The church's awareness that it be­longs to God at once mentally, morally, and spiritually, is dependent on an awareness that God stands outside the currents of moder­nity and, in important ways, over against them. The fact that he is holy means there is an otherness to him. In the context of modernity, this mor­al otherness has been converted into a relatedness that is wholly compatible with the morality of modernity. That is to say, the church's identity vanishes where transcendence melts into imma­nence. Or, we might also say that it disappears where theocentric faith (i.e., faith centred on God as an objective reality) becomes anthropocentric faith (i.e., faith centred on therapeutic interest in the self) ... Where this happens, God be­comes merely a convenient means by which to satisfy the self. He becomes too small to sustain a moral and spiritu­al enterprise as demanding and as large as the church. He becomes too small to sustain faith in a world where the nor­mative beliefs are overwhelmingly erro­neous, to sustain goodness in a world that overwhelmingly champions bad­ness, to sustain life in a world where death is inescapable. Where this hap­pens, the church no longer belongs to God in anything other than name.

Of course, in grace, God is for us. But that does not mean that in Himself God is for us. Even less does it mean that we also are to be for us. We are to do all things to his glory.

Is not Wells right when he says that the faith of the church in today's world is not centred upon God as the enormous overwhelming reality of the universe? Where do we hear that He simply is and let all the earth stand silent before him? Is he not right when he says that the faith of the modern church is "centred on the therapeutic interest in the self"? Is he not therefore right when he says that if that is true, "the church no longer belongs to God in anything other than name?" He is right, and that is why so much of the Church today lives as though it belongs to the self.
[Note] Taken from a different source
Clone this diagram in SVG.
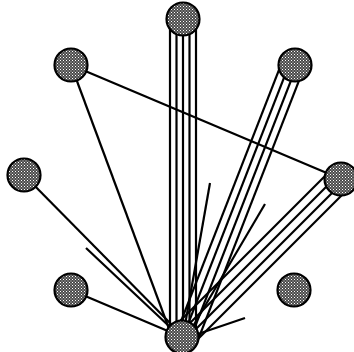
<svg xmlns="http://www.w3.org/2000/svg" width="354" height="352" viewBox="0 0 354 352">
<style>
.e{stroke:#000;stroke-width:2.2;fill:none;stroke-linecap:butt}
.n{fill:url(#dots);stroke:#000;stroke-width:2.2}
</style>
<defs>
<pattern id="dots" width="3" height="3" patternUnits="userSpaceOnUse">
<rect width="3" height="3" fill="#4a4a4a"/>
<rect x="0" y="0" width="1" height="1" fill="#fff"/>
<rect x="1.5" y="1.5" width="1" height="1" fill="#d8d8d8"/>
</pattern>
</defs>
<rect width="354" height="352" fill="#fff"/>
<g id="connectors">
<line class="e" x1="71" y1="65" x2="341" y2="179"/>
<line class="e" x1="71" y1="65" x2="169.5" y2="330"/>
<line class="e" x1="24" y1="175" x2="172" y2="325"/>
<line class="e" x1="86" y1="248" x2="171" y2="328"/>
<line class="e" x1="71" y1="290" x2="182" y2="337"/>
<line class="e" x1="170" y1="19" x2="170" y2="337"/>
<line class="e" x1="176.5" y1="19" x2="176.5" y2="337"/>
<line class="e" x1="183" y1="19" x2="183" y2="337"/>
<line class="e" x1="189.5" y1="19" x2="189.5" y2="337"/>
<line class="e" x1="196" y1="19" x2="196" y2="337"/>
<line class="e" x1="282.5" y1="60.9" x2="176.5" y2="332.9"/>
<line class="e" x1="289.5" y1="63.6" x2="183.5" y2="335.6"/>
<line class="e" x1="296.5" y1="66.4" x2="190.5" y2="338.4"/>
<line class="e" x1="303.5" y1="69.1" x2="196.8" y2="342.8"/>
<line class="e" x1="331.5" y1="169.5" x2="180" y2="321"/>
<line class="e" x1="337.5" y1="175.5" x2="182" y2="331"/>
<line class="e" x1="343.5" y1="181.5" x2="188" y2="337"/>
<line class="e" x1="349.5" y1="187.5" x2="194" y2="343"/>
<line class="e" x1="210" y1="183" x2="185" y2="325"/>
<line class="e" x1="265" y1="204" x2="192" y2="328"/>
<line class="e" x1="245" y1="318" x2="192" y2="336"/>
</g>
<g id="n-top"><circle class="n" cx="183" cy="19" r="16.5"/></g>
<g id="n-topleft"><circle class="n" cx="71" cy="65" r="16.5"/></g>
<g id="n-topright"><circle class="n" cx="295" cy="65" r="16.5"/></g>
<g id="n-left"><circle class="n" cx="24" cy="175" r="16.5"/></g>
<g id="n-right"><circle class="n" cx="341" cy="179" r="16.5"/></g>
<g id="n-bottomleft"><circle class="n" cx="71" cy="290" r="16.5"/></g>
<g id="n-bottomright"><circle class="n" cx="294" cy="290" r="16.5"/></g>
<g id="n-bottom"><circle class="n" cx="182" cy="337" r="16.5"/></g>
</svg>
That has happened because the Church has heard that Je­sus said, "Behold, I will send you anoth­er Comforter," and forgotten that that Comforter is "the great power of God". This Pentecost, let us not forget that it was the Almighty God, in whom we live and move and have our being, the Holy God, who is light and in him is no dark­ness at all and into whose hands to fall is a fearful thing, who came down in the Person of the Holy Spirit.